Ancora la Commissione antimafia: "la mafia
rinascente trovava in questa funzione, che le veniva assegnata dagli amici
di un tempo, emigrati verso i lidi fortunati degli Stati Uniti, un elemento
di forza per tornare alla ribalta e per far valere al momento opportuno,
come poi effettivamente avrebbe fatto, i suoi crediti verso le potenze
occupanti”.
Scrisse Lamberto Mercuri: “fu in quei mesi che la
mafia rinacque e non tardò ad affacciarsi alla luce del sole: in
realtà non era mai morta, né completamente debellata: le
lunghe ed energiche repressioni del prefetto Mori ne avevano sopito per
lungo tempo ardore e vigoria e fugato all'estero i capi più “rappresentativi”
e più spietati che avevano tuttavia mantenuto contatti e legami
con l'onorata società dell'isola”.
Nella confusione seguita all'invasione e alla caduta
del Fascismo, la mafia vide l'opportunità di riorganizzare il vecchio
potere, di insinuarsi nel vuoto del nuovo, raccogliendo i frutti della
collaborazione con gli alleati. Molti suoi uomini noti ebbero cariche importanti:
per esempio, un mafioso celeberrimo, don Calogero Vizzini, fu nominato
da un tenente americano sindaco di Villalba; nella cerimonia d'insediamento,
fu salutato da grida di “Viva la mafia!”.

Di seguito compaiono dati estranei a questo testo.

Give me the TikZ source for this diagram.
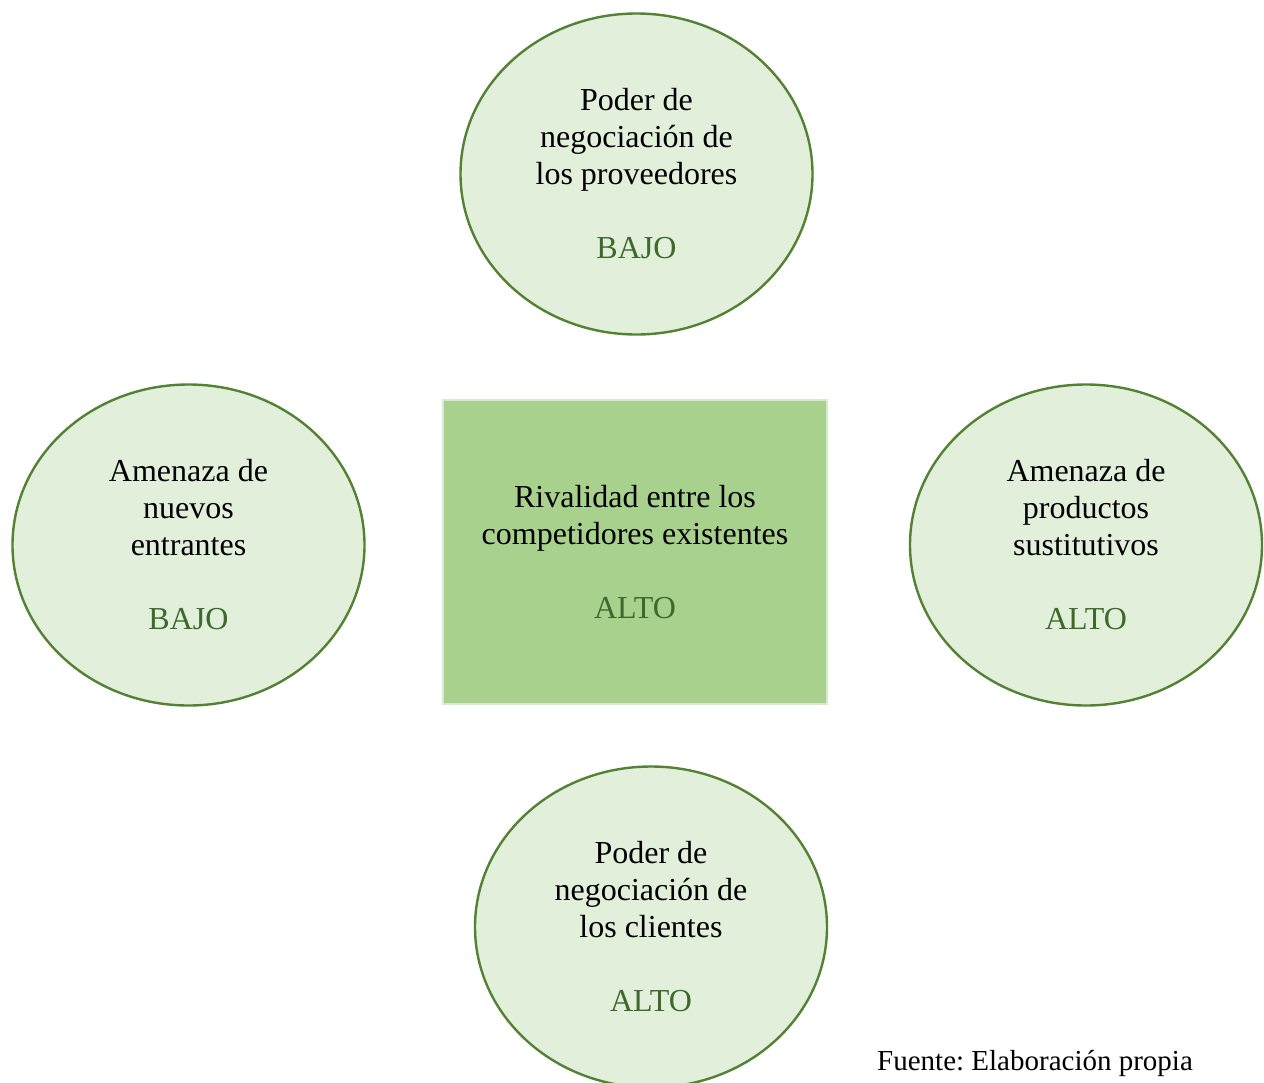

“Vito Genovese - scrisse Mack Smith - benché
ancora ricercato dalla polizia degli Stati Uniti in rapporto a molti delitti
compreso l'omicidio, e sebbene avesse servito il fascismo durante la guerra,
risultò stranamente essere un ufficiale di collegamento di una unità
americana. Egli utilizzò la sua posizione e la sua parentela con
elementi della mafia locale per aiutare a rastaurarne l'autorità...”.
Divenne il “braccio destro indigeno” del governatore
Poletti, ma una banda ai suoi ordini rubava autocarri militari nel porto
di Napoli, li riempiva di farina e zucchero, (pure sottratti agli alleati)

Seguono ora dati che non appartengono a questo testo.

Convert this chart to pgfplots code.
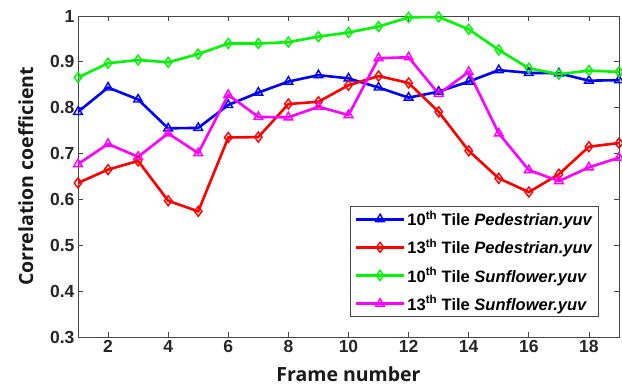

che vendeva nelle città vicine. Altri mafiosi, meno noti, divennero
interpreti o “uomini di fiducia”. L'atteggiamento del Governo militare
fu ispirato a criteri utilitaristici; sta di fatto, però, che quest'apertura
verso gli “amici degli amici” permise in breve alla mafia di riorganizzarsi,
di riacquistare l'antica, indiscussa influenza. Aveva sempre cercato l'alleanza
con il potere (anche con quello fascista, agl'inizi) ma per la prima volta
le veniva conferito un crisma di legalità e di ufficialità
che le consentiva d'identificarsi con il potere. I “nuovi quadri” saldarono
o ripresero solidi legami con la malavita americana, indirizzandosi verso
il tipo di criminalità associata “industriale” caratteristico del
gangsterismo USA nel periodo tra le due guerre.
Sul numero di aprile di "Volontà"
ho riepilogato le vicende della lotta - vittoriosa - condotta dal Fascismo
contro la mafia. Il seguito della vicenda dimostra come, grazie agli anglo-americani,
la seconda guerra mondiale rappresentò per la mafia l'occasione
d'oro per una rigogliosa rinascita, come i fatti hanno dimostrato ampiamente.
Si suol dire oggi, da chi intende sminuirne il successo,
che il Fascismo non debellò la mafia, semplicemente la costrinse
all'inazione, tant'è vero che poi si ridestò più forte
di prima. Se fu poco, perché il regime attuale non perviene al medesimo
risultato? Basterebbe. Senza più delitti ed attività criminale,
la mafia si ridurrebbe ad una patetica, folcloristica conventicola segreta
che non darebbe noia e non farebbe più paura a nessuno.